Spoiler for "Pengeluaran hari ketiga":
Beli carica untuk oleh-oleh Rp30.000,-
Mikrobis ke Wonosobo Rp10.000
Angkot ke Terminal Mendolo Rp2.000,-
Bus ke Magelang Rp20.000,-
Bus ke Jogjakarta Rp10.000,-
Trans Jogja Rp3.000,-
Makan di lesehan Malioboro Rp40.000,-
Hotel Rp70.000,-
Angkringan Rp15.000,-
Total pengeluaran hari ketiga Rp200.000,-
Quote:
Hari Keempat.

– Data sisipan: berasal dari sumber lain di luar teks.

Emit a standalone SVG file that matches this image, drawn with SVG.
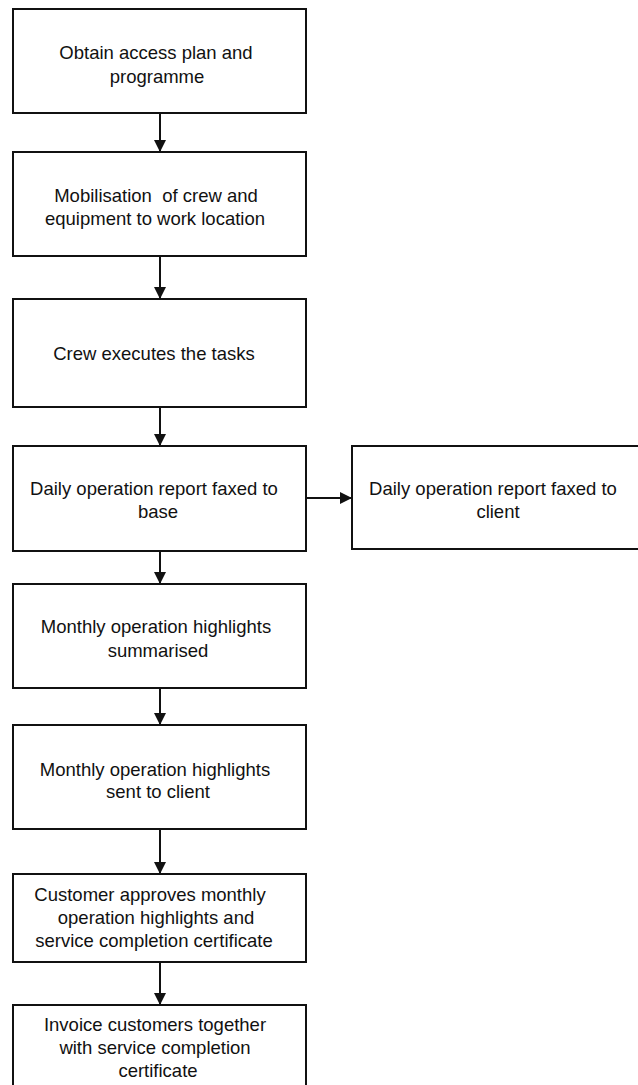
<svg xmlns="http://www.w3.org/2000/svg" width="638" height="1085" viewBox="0 0 638 1085">
<style>
.box{fill:#fff;stroke:#111;stroke-width:2}
.lbl{font-family:"Liberation Sans",Arial,sans-serif;font-size:18.5px;fill:#111;text-anchor:middle}
.conn{stroke:#111;stroke-width:2;fill:none}
</style>
<defs>
<marker id="arr" viewBox="0 0 12 12" refX="12" refY="6" markerWidth="12" markerHeight="12" markerUnits="userSpaceOnUse" orient="auto">
<path d="M0,0 L12,6 L0,12 Z" fill="#111"/>
</marker>
</defs>
<rect width="638" height="1085" fill="#fff"/>
<g id="connectors">
<line class="conn" x1="160" y1="113" x2="160" y2="152" marker-end="url(#arr)"/>
<line class="conn" x1="160" y1="256" x2="160" y2="299" marker-end="url(#arr)"/>
<line class="conn" x1="160" y1="407" x2="160" y2="446" marker-end="url(#arr)"/>
<line class="conn" x1="306" y1="498" x2="352" y2="498" marker-end="url(#arr)"/>
<line class="conn" x1="160" y1="551" x2="160" y2="584" marker-end="url(#arr)"/>
<line class="conn" x1="160" y1="688" x2="160" y2="725" marker-end="url(#arr)"/>
<line class="conn" x1="160" y1="829" x2="160" y2="874" marker-end="url(#arr)"/>
<line class="conn" x1="160" y1="962" x2="160" y2="1005" marker-end="url(#arr)"/>
</g>
<g id="n1"><rect class="box" x="13" y="9" width="293" height="104"/>
<text class="lbl" x="156" y="59">Obtain access plan and</text>
<text class="lbl" x="157" y="83">programme</text></g>
<g id="n2"><rect class="box" x="13" y="152" width="293" height="104"/>
<text class="lbl" x="156" y="202" xml:space="preserve">Mobilisation  of crew and</text>
<text class="lbl" x="155" y="225">equipment to work location</text></g>
<g id="n3"><rect class="box" x="13" y="299" width="293" height="108"/>
<text class="lbl" x="154" y="360">Crew executes the tasks</text></g>
<g id="n4"><rect class="box" x="13" y="446" width="293" height="105"/>
<text class="lbl" x="154" y="495">Daily operation report faxed to</text>
<text class="lbl" x="158" y="518">base</text></g>
<g id="n5"><rect class="box" x="352" y="446" width="290" height="103"/>
<text class="lbl" x="493" y="495">Daily operation report faxed to</text>
<text class="lbl" x="498" y="518">client</text></g>
<g id="n6"><rect class="box" x="13" y="584" width="293" height="104"/>
<text class="lbl" x="156" y="633">Monthly operation highlights</text>
<text class="lbl" x="158" y="657">summarised</text></g>
<g id="n7"><rect class="box" x="13" y="725" width="293" height="104"/>
<text class="lbl" x="155" y="776">Monthly operation highlights</text>
<text class="lbl" x="158" y="798">sent to client</text></g>
<g id="n8"><rect class="box" x="13" y="874" width="293" height="88"/>
<text class="lbl" x="150" y="901">Customer approves monthly</text>
<text class="lbl" x="156" y="924">operation highlights and</text>
<text class="lbl" x="154" y="947">service completion certificate</text></g>
<g id="n9"><rect class="box" x="13" y="1005" width="293" height="100"/>
<text class="lbl" x="155" y="1031">Invoice customers together</text>
<text class="lbl" x="155" y="1054">with service completion</text>
<text class="lbl" x="158" y="1077">certificate</text></g>
</svg>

Senin, 31 Maret 2014.
Hari ini diawali kepanikan karena kami semua bangun jam 11 siang dan tidak jadi ke Vredeburg, dan kereta jam 13.36. Kami langsung buru-buru mandi dan ngacir ke Malioboro beli oleh-oleh. Yang kami beli waktu itu bakpia, dan saya membeli tas dari anyaman rotan. Setelah beres semua, jam 13.00 kami cabut dari hotel naik becak (sekarang becaknya pake motor loh!) ke Lempuyangan. Untungnya, kami tidak terlambat dan tidak ditinggal kereta. Pukul 13.36, kereta berangkat, dan kami pun kembali ke Bandung menghadapi rutinitas yang menunggu kami. Tapi saya bersemangat menghadapi rutinitas itu, karena saya sudah direcharge dari perjalanan kali ini
Spoiler for "Pengeluaran hari keempat":
Beli bakpia Rp30.000,-
Beli tas Rp25.000,-
Becak Rp12.500
Kereta Jogjakarta-Bandung Rp90.000,-
Pengeluaran total hari keempat Rp157.500,-
Spoiler for "Total Pengeluaran":
Total pengeluaran untuk perjalanan kali ini adalah Rp496.500,-
Biaya ini belum termasuk rokok dan logistik yang dibeli ke Dieng, serta tenda yang dipinjam. Total-total saya mengeluarkan kira-kira Rp600.000,-
Harga ini bisa diminimalisir sebenarnya dengan mencari hotel yang lebih murah, karena kami mendapatkan hotel ketika harganya sudah tinggi.
Akhir kata, saya ucapkan terimakasih. Mohon maaf apabila ada yang kurang berkenan.